◆ Exercise details
Skip all pictures, then copy the lines from the start of the data through the line with "0.000554, 0.000157, 0.0001];", keeping both ends.
#### Records to process ####
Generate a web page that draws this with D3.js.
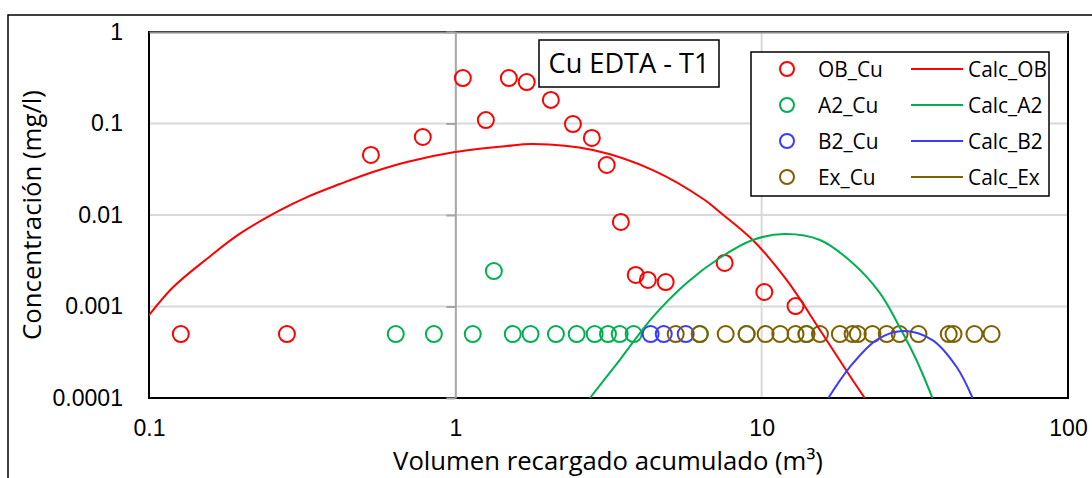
<!DOCTYPE html>
<html>
<head>
<meta charset="utf-8">
<script src="https://cdn.jsdelivr.net/npm/d3@7"></script>
<style>
	body { margin: 0; background: #fff; }
	svg { display: block; font-family: "Open Sans", sans-serif; }
</style>
</head>
<body>
<script>
// measured points (x = volume m3, y = concentration mg/l)
const obX = [0.127, 0.282, 0.53, 0.783, 1.058, 1.258, 1.495, 1.71, 2.05, 2.42, 2.79, 3.12, 3.47, 3.88, 4.25, 4.86, 7.57, 10.2, 12.9];
const obY = [0.0005, 0.0005, 0.0453, 0.0712, 0.314, 0.109, 0.314, 0.284, 0.181, 0.0987, 0.0695, 0.0352, 0.00839, 0.00221, 0.00195, 0.00185, 0.00299, 0.00144, 0.00101];

const a2X = [0.639, 0.851, 1.14, 1.336, 1.54, 1.76, 2.13, 2.49, 2.85, 3.15, 3.44, 3.82, 6.28, 8.93, 14.0];
const a2Y = [0.0005, 0.0005, 0.0005, 0.00244, 0.0005, 0.0005, 0.0005, 0.0005, 0.0005, 0.0005, 0.0005, 0.0005, 0.0005, 0.0005, 0.0005];

const b2X = [4.34, 4.79, 5.65];
const b2Y = [0.0005, 0.0005, 0.0005];

const exX = [5.24, 6.28, 7.63, 8.93, 10.3, 11.5, 12.9, 14.0, 15.5, 18.0, 19.8, 20.6, 23.0, 25.6, 28.2, 32.5, 40.8, 42.3, 49.5, 56.3];
const exY = [0.0005, 0.0005, 0.0005, 0.0005, 0.0005, 0.0005, 0.0005, 0.0005, 0.0005, 0.0005, 0.0005, 0.0005, 0.0005, 0.0005, 0.0005, 0.0005, 0.0005, 0.0005, 0.0005, 0.0005];

// calculated curves
const calcObX = [0.099, 0.12, 0.155, 0.198, 0.268, 0.328, 0.42, 0.538, 0.695, 0.996, 1.47, 1.79, 2.81, 4.41, 6.52, 7.29, 9.35, 12.06, 15.5, 19.8, 21.7];
const calcObY = [0.00077, 0.00163, 0.00335, 0.00625, 0.0113, 0.0157, 0.0218, 0.0295, 0.038, 0.0488, 0.0568, 0.0597, 0.0513, 0.031, 0.0146, 0.0108, 0.00533, 0.00195, 0.000554, 0.000157, 0.0001];

const calcA2X = [2.75, 3.44, 4.41, 5.69, 7.29, 9.35, 11.9, 15.5, 19.8, 24.3, 28.2, 32.0, 36.1];
const calcA2Y = [0.0001, 0.00026, 0.000767, 0.00181, 0.00339, 0.00533, 0.0062, 0.00533, 0.00299, 0.00141, 0.000597, 0.00026, 0.0001];

const calcB2X = [16.5, 19.4, 23.7, 28.8, 36.1, 43.3, 48.8];
const calcB2Y = [0.0001, 0.000218, 0.00043, 0.00054, 0.00043, 0.000218, 0.0001];

const calcExX = [];
const calcExY = [];

const xTicks = [0.1, 1, 10, 100];
const yTicks = [0.0001, 0.001, 0.01, 0.1, 1];

const pointNames = ["OB_Cu", "A2_Cu", "B2_Cu", "Ex_Cu"];
const lineNames = ["Calc_OB", "Calc_A2", "Calc_B2", "Calc_Ex"];
const colors = ["#ff0000", "#00b050", "#3b3bff", "#7f6000"];

const w = 1092, h = 478,
	  plotL = 149, plotR = 1068, plotT = 32, plotB = 398;

const svg = d3.select("body").append("svg")
	.attr("width", w)
	.attr("height", h);

// pick a font size so a sample text gets the width seen in the picture
const fitSize = (sample, target, base) => {
	const t = svg.append("text").text(sample).attr("font-size", base);
	const len = t.node().getComputedTextLength();
	t.remove();
	return base * target / len;
};

const tickSize = fitSize("0.0001", 72, 20),
	  axisTitleSize = fitSize("Volumen recargado acumulado (m³)", 430, 20),
	  yTitleSize = fitSize("Concentración (mg/l)", 250, 20),
	  titleSize = fitSize("Cu EDTA - T1", 161, 20),
	  legendSize = fitSize("Calc_OB", 79, 20);

// outer chart frame
svg.append("rect")
	.attr("x", 8).attr("y", 15)
	.attr("width", 1100).attr("height", 500)
	.attr("fill", "#fff")
	.attr("stroke", "#000")
	.attr("stroke-width", 1.5);

const xScale = d3.scaleLog().domain([0.1, 100]).range([plotL, plotR]),
	  yScale = d3.scaleLog().domain([0.0001, 1]).range([plotB, plotT]);

// gridlines
svg.append("g")
	.selectAll("line")
	.data(yTicks.slice(1, -1))
	.enter().append("line")
	.attr("x1", plotL).attr("x2", plotR)
	.attr("y1", d => yScale(d)).attr("y2", d => yScale(d))
	.attr("stroke", "#d9d9d9").attr("stroke-width", 2);

svg.append("g")
	.selectAll("line")
	.data([10])
	.enter().append("line")
	.attr("x1", d => xScale(d)).attr("x2", d => xScale(d))
	.attr("y1", plotT).attr("y2", plotB)
	.attr("stroke", "#d9d9d9").attr("stroke-width", 2);

// plot border
svg.append("rect")
	.attr("x", plotL).attr("y", plotT)
	.attr("width", plotR - plotL).attr("height", plotB - plotT)
	.attr("fill", "none")
	.attr("stroke", "#000")
	.attr("stroke-width", 2);

// x axis sits on y = 1, y axis sits on x = 1 (both grey)
svg.append("g")
	.attr("transform", "translate(0," + yScale(1) + ")")
	.call(d3.axisTop(xScale).tickValues([]).tickSizeOuter(0))
	.call(g => g.select(".domain").attr("stroke", "#8c8c8c").attr("stroke-width", 2));

svg.append("g")
	.attr("transform", "translate(" + xScale(1) + ",0)")
	.call(d3.axisLeft(yScale).tickValues(yTicks).tickSize(9).tickSizeOuter(0).tickFormat(""))
	.call(g => g.select(".domain").attr("stroke", "#a6a6a6").attr("stroke-width", 2))
	.call(g => g.selectAll(".tick line").attr("stroke", "#a6a6a6").attr("stroke-width", 2));

// tick labels (low position)
svg.append("g")
	.attr("transform", "translate(123,0)")
	.call(d3.axisLeft(yScale).tickValues(yTicks).tickSize(0).tickPadding(0).tickFormat(d => String(d)))
	.call(g => g.select(".domain").remove())
	.call(g => g.selectAll("text").attr("font-size", tickSize).attr("font-family", null).attr("fill", "#000"));

svg.append("g")
	.attr("transform", "translate(0," + (plotB + 22) + ")")
	.call(d3.axisBottom(xScale).tickValues(xTicks).tickSize(0).tickPadding(0).tickFormat(d => String(d)))
	.call(g => g.select(".domain").remove())
	.call(g => g.selectAll("text").attr("font-size", tickSize).attr("font-family", null).attr("fill", "#000"));

// axis titles
svg.append("text")
	.text("Volumen recargado acumulado (m³)")
	.attr("x", 608)
	.attr("y", 470)
	.attr("text-anchor", "middle")
	.attr("font-size", axisTitleSize)
	.attr("fill", "#000");

svg.append("text")
	.text("Concentración (mg/l)")
	.attr("transform", "translate(41,215) rotate(-90)")
	.attr("text-anchor", "middle")
	.attr("font-size", yTitleSize)
	.attr("fill", "#000");

// clip for curves
svg.append("clipPath").attr("id", "plotClip")
	.append("rect")
	.attr("x", plotL).attr("y", plotT)
	.attr("width", plotR - plotL).attr("height", plotB - plotT);

const zip = (xs, ys) => xs.map((x, i) => [x, ys[i]]);

const pointSets = [zip(obX, obY), zip(a2X, a2Y), zip(b2X, b2Y), zip(exX, exY)];
const lineSets = [zip(calcObX, calcObY), zip(calcA2X, calcA2Y), zip(calcB2X, calcB2Y), zip(calcExX, calcExY)];

pointSets.forEach((set, i) => {
	svg.append("g")
		.selectAll("circle")
		.data(set)
		.enter().append("circle")
		.attr("cx", d => xScale(d[0]))
		.attr("cy", d => yScale(d[1]))
		.attr("r", 8)
		.attr("fill", "none")
		.attr("stroke", colors[i])
		.attr("stroke-width", 2);
});

const line = d3.line()
	.x(d => xScale(d[0]))
	.y(d => yScale(d[1]))
	.curve(d3.curveCatmullRom.alpha(0.5));

lineSets.forEach((set, i) => {
	if (!set.length) return;
	svg.append("path")
		.datum(set)
		.attr("clip-path", "url(#plotClip)")
		.attr("d", line)
		.attr("fill", "none")
		.attr("stroke", colors[i])
		.attr("stroke-width", 2);
});

// title box
svg.append("rect")
	.attr("x", 539).attr("y", 40)
	.attr("width", 180).attr("height", 47)
	.attr("fill", "#fff")
	.attr("stroke", "#000")
	.attr("stroke-width", 1.5);

svg.append("text")
	.text("Cu EDTA - T1")
	.attr("x", 629).attr("y", 73)
	.attr("text-anchor", "middle")
	.attr("font-size", titleSize)
	.attr("fill", "#000");

// legend
const legend = svg.append("g");
legend.append("rect")
	.attr("x", 751).attr("y", 52)
	.attr("width", 298).attr("height", 144)
	.attr("fill", "#fff")
	.attr("stroke", "#000")
	.attr("stroke-width", 1.5);

const rows = legend.selectAll("g.row")
	.data(pointNames)
	.enter().append("g")
	.attr("class", "row")
	.attr("transform", (d, i) => "translate(0," + (69 + i * 36) + ")");

rows.append("circle")
	.attr("cx", 787).attr("cy", 0).attr("r", 7)
	.attr("fill", "none")
	.attr("stroke", (d, i) => colors[i])
	.attr("stroke-width", 2);

rows.append("text")
	.text(d => d)
	.attr("x", 818).attr("y", 0)
	.attr("dy", "0.36em")
	.attr("font-size", legendSize)
	.attr("fill", "#000");

rows.append("line")
	.attr("x1", 911).attr("x2", 963)
	.attr("y1", 0).attr("y2", 0)
	.attr("stroke", (d, i) => colors[i])
	.attr("stroke-width", 2);

rows.append("text")
	.text((d, i) => lineNames[i])
	.attr("x", 968).attr("y", 0)
	.attr("dy", "0.36em")
	.attr("font-size", legendSize)
	.attr("fill", "#000");
</script>
</body>
</html>
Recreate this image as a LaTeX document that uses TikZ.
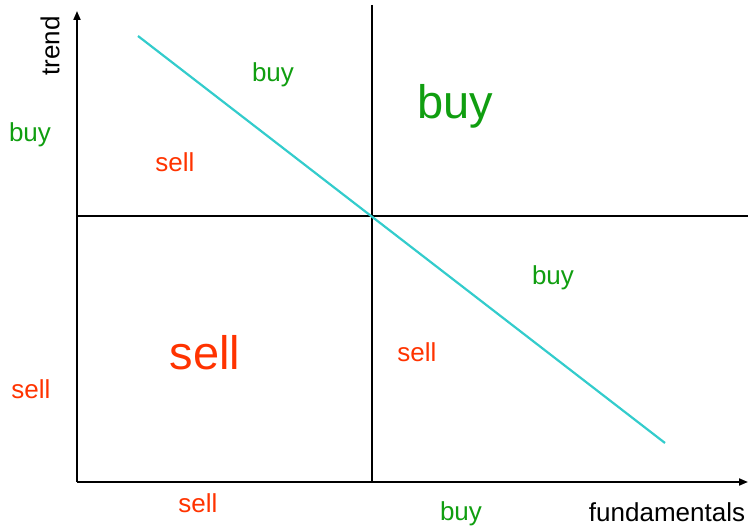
\documentclass[tikz,border=0pt]{standalone}
\usepackage{fontspec}
\setmainfont{Liberation Sans}
\usetikzlibrary{arrows.meta,positioning}
\definecolor{Axis}{HTML}{000000}
\definecolor{Diag}{HTML}{33CCCC}
\definecolor{Buy}{HTML}{109E10}
\definecolor{Sell}{HTML}{FF3300}

\begin{document}
\begin{tikzpicture}[
 x=1pt,y=-1pt,
 ax/.style={draw=Axis,line width=1.9pt,-{Triangle[length=9pt,width=7pt]}},
 ln/.style={draw=Axis,line width=1.9pt},
 dg/.style={draw=Diag,line width=2.2pt},
 lbl/.style={inner sep=0pt,font=\fontsize{26}{30}\selectfont},
 b/.style={lbl,text=Buy},
 s/.style={lbl,text=Sell},
 bb/.style={b,font=\fontsize{47}{52}\selectfont},
 sb/.style={s,font=\fontsize{47}{52}\selectfont}
]
\useasboundingbox (0,0) rectangle (748,527);
\coordinate (o) at (77,482);
\coordinate (ytop) at (77,11);
\coordinate (xend) at (748,482);
\coordinate (vtop) at (372,5);
\coordinate (hl) at (77,216);
\coordinate (hr) at (748,216);
\coordinate (d1) at (138,36);
\coordinate (d2) at (665,443);
\draw[ln] (hl)--(hr);\draw[ln] (vtop)--(vtop|-o);
\draw[ax] (o)--(ytop);\draw[ax] (o)--(xend);
\draw[dg] (d1)--(d2);
\node[lbl,rotate=90] (ttl) at (50,46) {trend};
\node[lbl] (ftl) at (667,512) {fundamentals};
\node[b] (b1) at (273,75) {buy};
\node[bb] (b2) at (455,106) {buy};
\node[b] (b3) at (30,135) {buy};
\node[s] (s1) at (175,162) {sell};
\node[b] (b4) at (553,278) {buy};
\node[sb] (s2) at (205,353) {sell};
\node[s] (s3) at (417,352) {sell};
\node[s] (s4) at (31,389) {sell};
\node[s] (s5) at (198,503) {sell};
\node[b] (b5) at (461,514) {buy};
\end{tikzpicture}
\end{document}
####
◆ Exercise output
Generate a web page that draws this with D3.js.
<!DOCTYPE html>
<html>
<head>
<meta charset="utf-8">
<script src="https://cdn.jsdelivr.net/npm/d3@7"></script>
<style>
	body { margin: 0; background: #fff; }
	svg { display: block; font-family: "Open Sans", sans-serif; }
</style>
</head>
<body>
<script>
// measured points (x = volume m3, y = concentration mg/l)
const obX = [0.127, 0.282, 0.53, 0.783, 1.058, 1.258, 1.495, 1.71, 2.05, 2.42, 2.79, 3.12, 3.47, 3.88, 4.25, 4.86, 7.57, 10.2, 12.9];
const obY = [0.0005, 0.0005, 0.0453, 0.0712, 0.314, 0.109, 0.314, 0.284, 0.181, 0.0987, 0.0695, 0.0352, 0.00839, 0.00221, 0.00195, 0.00185, 0.00299, 0.00144, 0.00101];

const a2X = [0.639, 0.851, 1.14, 1.336, 1.54, 1.76, 2.13, 2.49, 2.85, 3.15, 3.44, 3.82, 6.28, 8.93, 14.0];
const a2Y = [0.0005, 0.0005, 0.0005, 0.00244, 0.0005, 0.0005, 0.0005, 0.0005, 0.0005, 0.0005, 0.0005, 0.0005, 0.0005, 0.0005, 0.0005];

const b2X = [4.34, 4.79, 5.65];
const b2Y = [0.0005, 0.0005, 0.0005];

const exX = [5.24, 6.28, 7.63, 8.93, 10.3, 11.5, 12.9, 14.0, 15.5, 18.0, 19.8, 20.6, 23.0, 25.6, 28.2, 32.5, 40.8, 42.3, 49.5, 56.3];
const exY = [0.0005, 0.0005, 0.0005, 0.0005, 0.0005, 0.0005, 0.0005, 0.0005, 0.0005, 0.0005, 0.0005, 0.0005, 0.0005, 0.0005, 0.0005, 0.0005, 0.0005, 0.0005, 0.0005, 0.0005];

// calculated curves
const calcObX = [0.099, 0.12, 0.155, 0.198, 0.268, 0.328, 0.42, 0.538, 0.695, 0.996, 1.47, 1.79, 2.81, 4.41, 6.52, 7.29, 9.35, 12.06, 15.5, 19.8, 21.7];
const calcObY = [0.00077, 0.00163, 0.00335, 0.00625, 0.0113, 0.0157, 0.0218, 0.0295, 0.038, 0.0488, 0.0568, 0.0597, 0.0513, 0.031, 0.0146, 0.0108, 0.00533, 0.00195, 0.000554, 0.000157, 0.0001];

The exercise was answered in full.